Air In The Lungs is the new project put together by Deborah Arnott, best known for being part of Edinburgh bluegrass duo Blueflint. Yet, and this is no criticism of either act, this self-titled album sounds nothing like Blueflint, the only connection being Arnott’s gentle Scottish lilt and her finely crafted songwriting.
Interviewing her towards the end of last year for God Is In The TV, she told me about how the songs were originally written by her on guitar, then further evolved working with synth player Pat McGarvey (also her husband) and drummer and percussionist Rich Kass and was awarded funding from Creative Scotland to make the album with producer Paul Savage.
What we have on this album is a lyrically honest and musically atmospheric exploration of themes such bereavement, adversity and hope. Opening with ‘You Didn’t Know,’ an electronica-infused dark alternative rock song, with a spectacularly edgy undercurrent. This is in sharp contrast to the Belle and Sebastian meets Stereolab indie-pop of next track and former single ‘19.’ Maybe it shouldn’t work – yet it does, one of many facets of this album’s strength is that it’s perfectly sequenced.

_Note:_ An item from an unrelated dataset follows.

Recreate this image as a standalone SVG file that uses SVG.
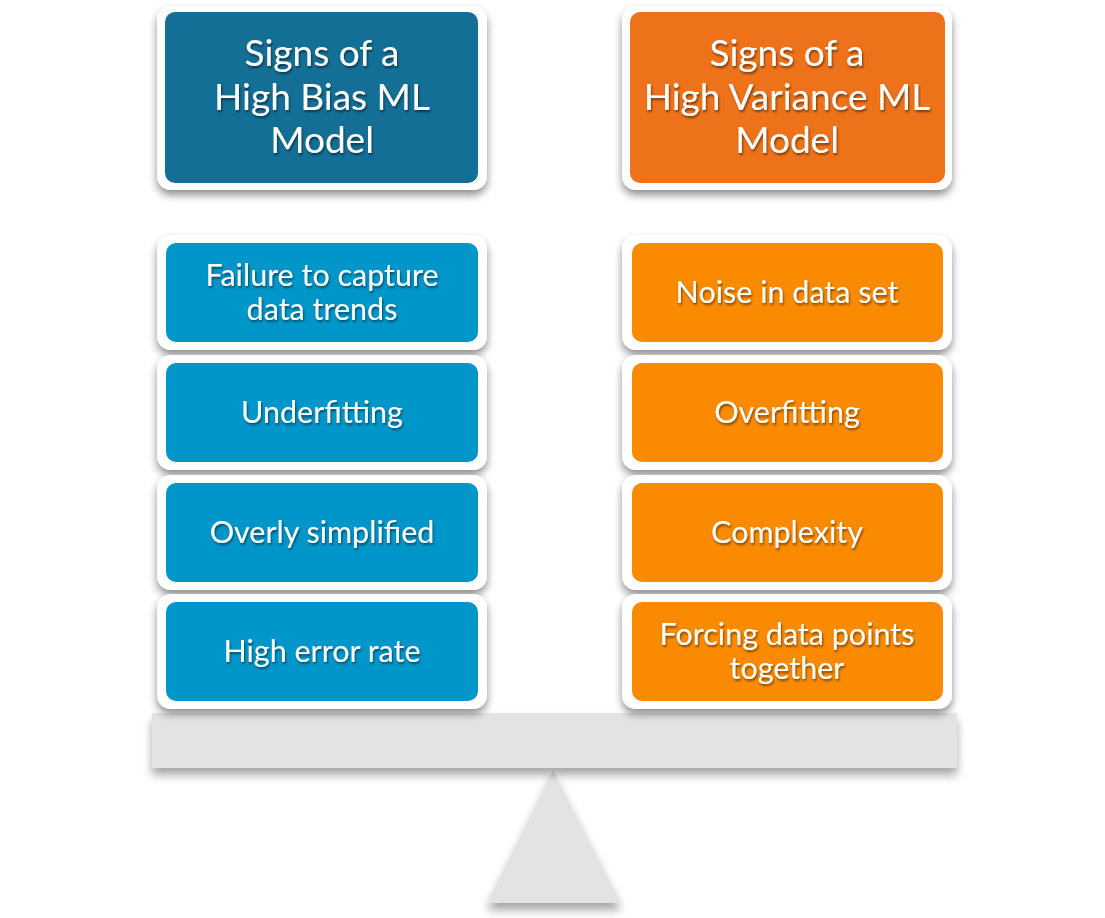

Not only that, but it’s also worth bearing in mind the different approaches to songs here. The track ‘Burn The Clocks’ addresses worker’s rights, and is partly delivered as a spoken word piece. As with the two previously mentioned tracks, there is nothing else like this on the rest of the album, which benefits from not having ten songs in the same vein at any point, thus keeping the listener focused. The comparatively folky ‘Sweet Is The Dream’ was the first track to be released from the album, and it’s like being given a warm hug, before it makes way for ‘First Light’ which mixes trip-hop with the magnificent, brooding melancholy Scottish musicians do so well (I’ve lived here for many, many years – I suspect it may well be related to the weather).
The album closes with the brooding ‘Loch Linnhe’ which tells the tale of visiting an aunt in the Highlands in years gone by. It’s example of storytelling that’s very evocative in its detail, I am not the only one who remembers older cars with no seatbelts in the back and those same cars being a nightmare with upholstery that you would stick to in hot weather! Not details you often hear in a pop song – and it’s features like that which make this a delightfully original album.
An excellent album, debut or otherwise. I hope there will be more from her before long.